Impact of eye fixated regions in visual action recognition


Guide : Prof. Amitabha Mukerjee

Deepak Pathak
{deepakp@iitk.ac.in}



Motivation :

When humans look at scene, then they don't watch it in steadiness but instead use their saccadic eye movements to direct fixation towards the interesting points in the scene. They form a high level representation of the scene in the form of foveated area which is helpful in visual scene memory, object recognition and classification.[5]
In case of computer vision, several machine learning techniques are exploited by training on datasets (wholly or partially annotated by humans) to give state of the art performances in action classification, object recognition, segmentation etc. But this is still way behind the performance of humans in similar tasks.

By studying and using the features based on the "saccadic motion & fixation" of eyes in action classification in visuals, we try to provide platform to bridge the gap between human and computer vision techniques.

Related Work :

In computer vision community, several techniques have been devised to point out the interesting point in images/videos. The descriptive set of features is calculated around these points in order to perform action recognition tasks using classifiers; for instance one of such successful approaches involve Harris spatiotemporal cornerness operator [3][4].

Mathe et al. [1] provides large scale dynamic human eye movement dataset captured over the videos in computer vision datasets like Hollywood-2 [6] and UCF Sports [7]. This dataset provides the set of coordinates along with the timestamp for each video, categorised into fixation or saccadic motion of eye for 16 subjects/per video.

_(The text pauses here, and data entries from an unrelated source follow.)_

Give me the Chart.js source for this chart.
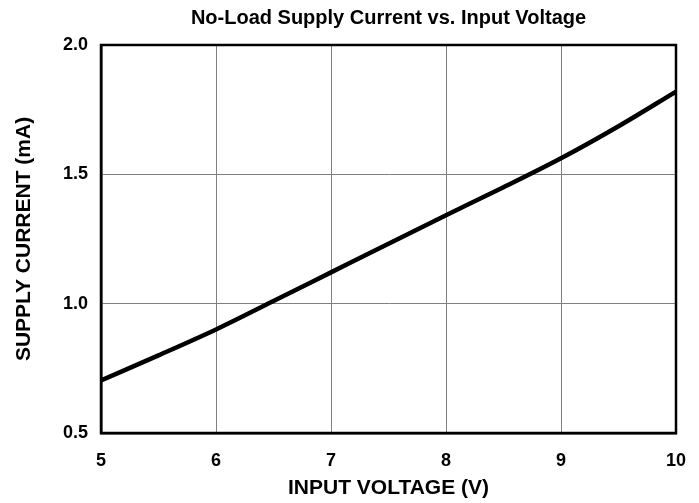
<!DOCTYPE html>
<html>
<head>
<meta charset="utf-8">
<title>No-Load Supply Current vs. Input Voltage</title>
<script src="https://cdn.jsdelivr.net/npm/chart.js@4.4.1/dist/chart.umd.min.js"></script>
<style>
  html, body { margin: 0; padding: 0; background: #fff; }
  #wrap { width: 699px; height: 503px; }
</style>
</head>
<body>
<div id="wrap"><canvas id="chart"></canvas></div>
<script>
// ---------- data ----------
const inputVoltage = [5.0, 5.5, 6.0, 6.5, 7.0, 7.5, 8.0, 8.5, 9.0, 9.5, 10.0];
const supplyCurrent = [0.703, 0.800, 0.900, 1.010, 1.121, 1.232, 1.342, 1.450, 1.562, 1.686, 1.820];

const xTickValues = [5, 6, 7, 8, 9, 10];
const yTickValues = [0.5, 1.0, 1.5, 2.0];
const yTickLabels = ["0.5", "1.0", "1.5", "2.0"];

const FONT = "'Liberation Sans', Arial, Helvetica, sans-serif";

// box round the plot area (Chart.js only draws left/bottom borders)
const frameBox = {
  id: "frameBox",
  afterDatasetsDraw(chart) {
    const { ctx, chartArea: a } = chart;
    ctx.save();
    ctx.strokeStyle = "#000";
    ctx.lineWidth = 2.5;
    ctx.strokeRect(a.left, a.top, a.right - a.left, a.bottom - a.top);
    ctx.restore();
  }
};

new Chart(document.getElementById("chart"), {
  type: "line",
  data: {
    datasets: [{
      label: "Supply current",
      data: inputVoltage.map((v, i) => ({ x: v, y: supplyCurrent[i] })),
      borderColor: "#000",
      borderWidth: 4.5,
      pointRadius: 0,
      cubicInterpolationMode: "monotone",
      fill: false
    }]
  },
  options: {
    responsive: true,
    maintainAspectRatio: false,
    animation: false,
    layout: { padding: { left: 0, right: 23, top: 0, bottom: 0 } },
    plugins: {
      legend: { display: false },
      tooltip: { enabled: false },
      title: {
        display: true,
        fullSize: false,
        text: "No-Load Supply Current vs. Input Voltage",
        color: "#000",
        font: { family: FONT, size: 20, weight: "bold", lineHeight: 1.2 },
        padding: { top: 6, bottom: 15 }
      }
    },
    scales: {
      x: {
        type: "linear",
        min: 5,
        max: 10,
        afterBuildTicks: (s) => { s.ticks = xTickValues.map(v => ({ value: v })); },
        afterFit: (s) => { s.height = 70; s.paddingLeft = 0; s.paddingRight = 0; },
        grid: { color: "#808080", lineWidth: 1, drawTicks: false },
        border: { display: true, color: "#000", width: 2.5 },
        ticks: {
          color: "#000",
          padding: 17,
          maxRotation: 0,
          autoSkip: false,
          font: { family: FONT, size: 18, weight: "bold" },
          callback: (v) => String(v)
        },
        title: {
          display: true,
          text: "INPUT VOLTAGE (V)",
          color: "#000",
          font: { family: FONT, size: 21, weight: "bold", lineHeight: 1.2 },
          padding: { top: 0, bottom: 2 }
        }
      },
      y: {
        min: 0.5,
        max: 2.0,
        afterBuildTicks: (s) => { s.ticks = yTickValues.map(v => ({ value: v })); },
        afterFit: (s) => { s.width = 101; },
        grid: { color: "#808080", lineWidth: 1, drawTicks: false },
        border: { display: true, color: "#000", width: 2.5 },
        ticks: {
          color: "#000",
          padding: 13,
          autoSkip: false,
          font: { family: FONT, size: 18, weight: "bold" },
          callback: (v) => yTickLabels[yTickValues.indexOf(v)] ?? v.toFixed(1)
        },
        title: {
          display: true,
          text: "SUPPLY CURRENT (mA)",
          color: "#000",
          font: { family: FONT, size: 21, weight: "bold", lineHeight: 1.2 },
          padding: { top: 12, bottom: 0 }
        }
      }
    }
  },
  plugins: [frameBox]
});
</script>
</body>
</html>
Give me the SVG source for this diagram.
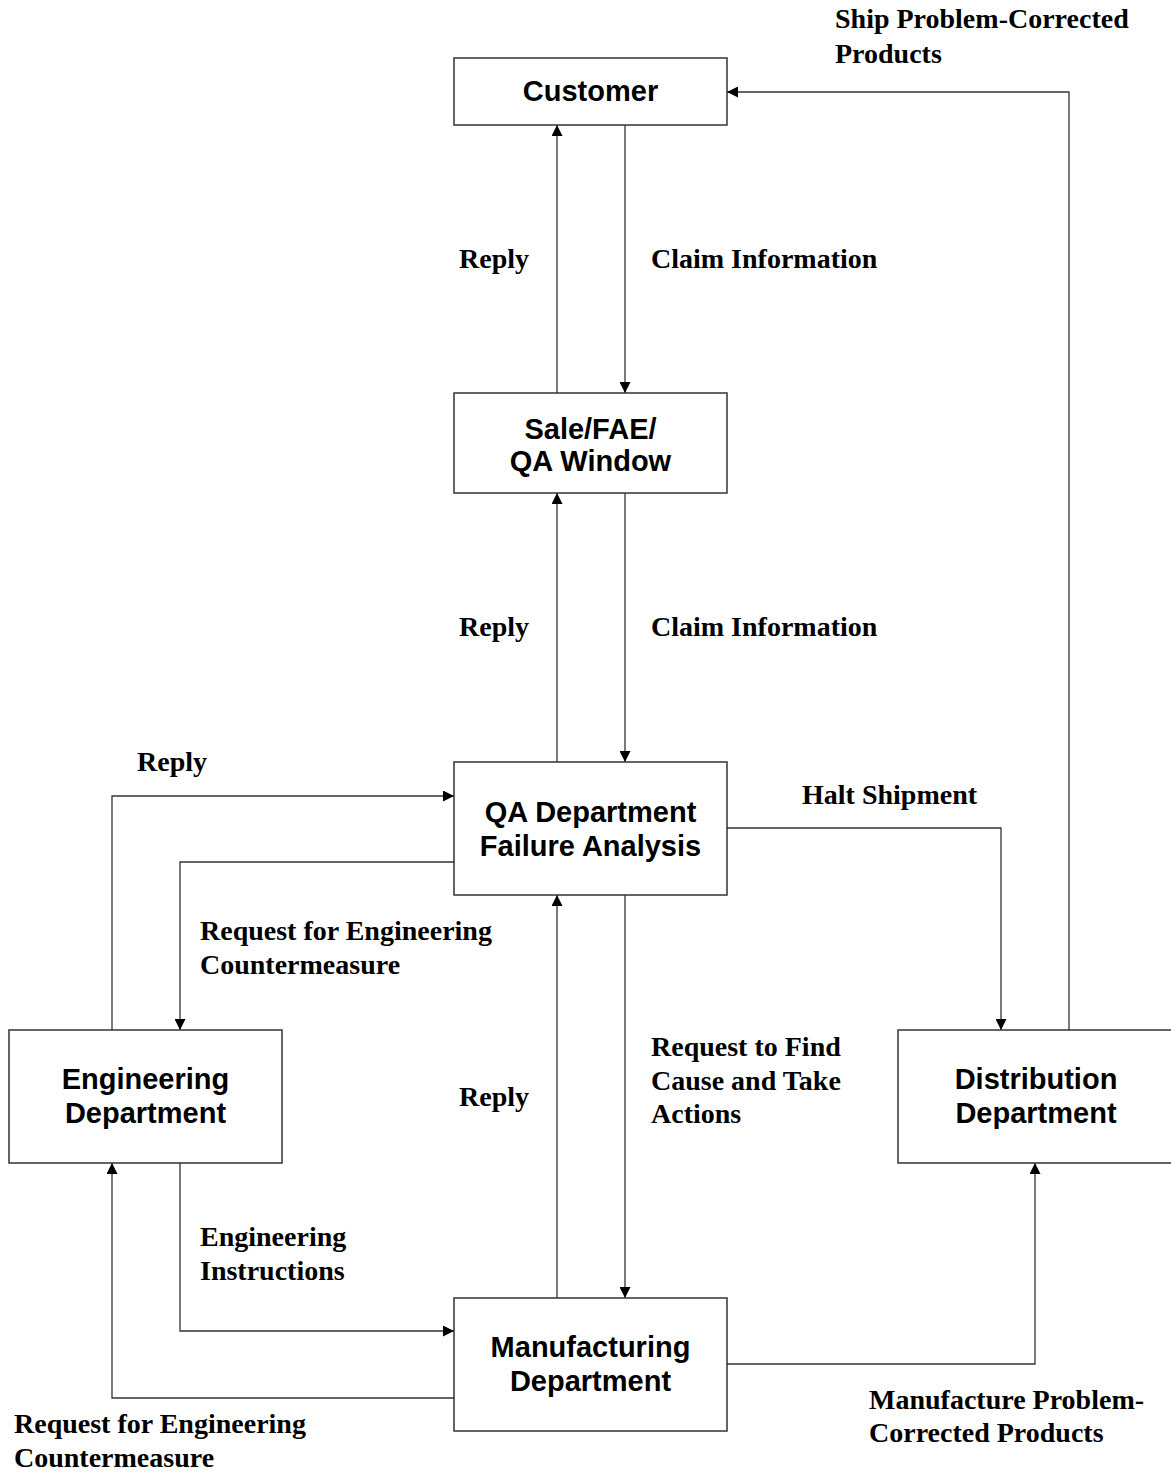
<svg xmlns="http://www.w3.org/2000/svg" width="1171" height="1483" viewBox="0 0 1171 1483">
<style>
.box{fill:#fff;stroke:#333;stroke-width:1.5}
.bt{font-family:"Liberation Sans",Arial,sans-serif;font-weight:bold;font-size:29px;fill:#000;text-anchor:middle}
.lb{font-family:"Liberation Serif","Times New Roman",serif;font-weight:bold;font-size:28px;fill:#000}
.ln{fill:none;stroke:#333;stroke-width:1.3}
</style>
<defs>
<marker id="ar" viewBox="0 0 10 10" refX="10" refY="5" markerWidth="11" markerHeight="11" markerUnits="userSpaceOnUse" orient="auto">
<path d="M0,0 L10,5 L0,10 z" fill="#000"/>
</marker>
</defs>
<rect width="1171" height="1483" fill="#fff"/>
<g id="connectors">
<path class="ln" d="M625,125 V393" marker-end="url(#ar)"/>
<path class="ln" d="M557,393 V125" marker-end="url(#ar)"/>
<path class="ln" d="M625,493 V762" marker-end="url(#ar)"/>
<path class="ln" d="M557,762 V493" marker-end="url(#ar)"/>
<path class="ln" d="M625,895 V1298" marker-end="url(#ar)"/>
<path class="ln" d="M557,1298 V895" marker-end="url(#ar)"/>
<path class="ln" d="M112,1030 V796 H454" marker-end="url(#ar)"/>
<path class="ln" d="M454,862 H180 V1030" marker-end="url(#ar)"/>
<path class="ln" d="M180,1163 V1331 H454" marker-end="url(#ar)"/>
<path class="ln" d="M454,1398 H112 V1163" marker-end="url(#ar)"/>
<path class="ln" d="M727,828 H1001 V1030" marker-end="url(#ar)"/>
<path class="ln" d="M1069,1030 V92 H727" marker-end="url(#ar)"/>
<path class="ln" d="M727,1364 H1035 V1163" marker-end="url(#ar)"/>
</g>
<g id="labels">
<text class="lb" x="835" y="28">Ship Problem-Corrected</text>
<text class="lb" x="835" y="63">Products</text>
<text class="lb" x="459" y="268">Reply</text>
<text class="lb" x="651" y="268">Claim Information</text>
<text class="lb" x="459" y="636">Reply</text>
<text class="lb" x="651" y="636">Claim Information</text>
<text class="lb" x="137" y="771">Reply</text>
<text class="lb" x="802" y="804">Halt Shipment</text>
<text class="lb" x="200" y="940">Request for Engineering</text>
<text class="lb" x="200" y="974">Countermeasure</text>
<text class="lb" x="651" y="1056">Request to Find</text>
<text class="lb" x="651" y="1090">Cause and Take</text>
<text class="lb" x="651" y="1123">Actions</text>
<text class="lb" x="459" y="1106">Reply</text>
<text class="lb" x="200" y="1246">Engineering</text>
<text class="lb" x="200" y="1280">Instructions</text>
<text class="lb" x="869" y="1409">Manufacture Problem-</text>
<text class="lb" x="869" y="1442">Corrected Products</text>
<text class="lb" x="14" y="1433">Request for Engineering</text>
<text class="lb" x="14" y="1467">Countermeasure</text>
</g>
<g id="customer">
<rect class="box" x="454" y="58" width="273" height="67"/>
<text class="bt" x="590.5" y="101">Customer</text>
</g>
<g id="sale">
<rect class="box" x="454" y="393" width="273" height="100"/>
<text class="bt" x="590.5" y="439">Sale/FAE/</text>
<text class="bt" x="590.5" y="471">QA Window</text>
</g>
<g id="qa">
<rect class="box" x="454" y="762" width="273" height="133"/>
<text class="bt" x="590.5" y="822">QA Department</text>
<text class="bt" x="590.5" y="856">Failure Analysis</text>
</g>
<g id="engineering">
<rect class="box" x="9" y="1030" width="273" height="133"/>
<text class="bt" x="145.5" y="1089">Engineering</text>
<text class="bt" x="145.5" y="1123">Department</text>
</g>
<g id="distribution">
<rect class="box" x="898" y="1030" width="280" height="133"/>
<text class="bt" x="1036" y="1089">Distribution</text>
<text class="bt" x="1036" y="1123">Department</text>
</g>
<g id="manufacturing">
<rect class="box" x="454" y="1298" width="273" height="133"/>
<text class="bt" x="590.5" y="1357">Manufacturing</text>
<text class="bt" x="590.5" y="1391">Department</text>
</g>
</svg>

Heat Maps generated from eye-fixated areas {Image Credits: Mathe et al. [2]}


Proposed Methodology :

Through this project, we would like to study the role of human eye fixated regions in a video, in determining the action present in it. Thus trying to check the relevance of visual information found in eye fixated regions.

Since the code/detailed implementation is not publicly available, so we propose the following method for visual action recognition depending on eye gaze data:

  1. The eye gaze fixated points in videos i.e. (x,y,t) are to be treated as interest-points, and then we will get some standard descriptor centered at these interest points.[4]
  2. We will then try to map these descriptors to the some vocabulary leading to bag of words formation.
  3. This bag of word representation will be further used in action classification in a video using some non-linear multiclass classifier.

Experimentation :

We would like to compare the result of our proposed approach with other state of the art performances so as to explore how informative the foveated area formed by eye-fixated regions of entire video is in the task of action classification.




Dataset : Click here.

References :
  1. Mathe, Stefan, and Cristian Sminchisescu. "Dynamic eye movement datasets and learnt saliency models for visual action recognition." Computer Vision-ECCV 2012. Springer Berlin Heidelberg, 2012. 842-856.
  2. Mathe, Stefan, and Cristian Sminchisescu. Actions in the eye: dynamic gaze datasets and learnt saliency models for visual recognition. Technical report, Institute of Mathematics of the Romanian Academy and University of Bonn (February 2012), 2012.
  3. Laptev, Ivan. "On space-time interest points." International Journal of Computer Vision 64.2 (2005): 107-123.
  4. Klaser, Alexander, and Marcin Marszalek. "A spatio-temporal descriptor based on 3D-gradients." (2008).
  5. Henderson, John M., and Andrew Hollingworth. "Eye movements and visual memory: Detecting changes to saccade targets in scenes." Attention, Perception, & Psychophysics 65.1 (2003): 58-71.
  6. Marszalek, Marcin, Ivan Laptev, and Cordelia Schmid. "Actions in context." Computer Vision and Pattern Recognition, 2009. CVPR 2009. IEEE Conference on. IEEE, 2009.
  7. Rodriguez, M.D.; Ahmed, J.; Shah, M., "Action MACH a spatio-temporal Maximum Average Correlation Height filter for action recognition," Computer Vision and Pattern Recognition, 2008.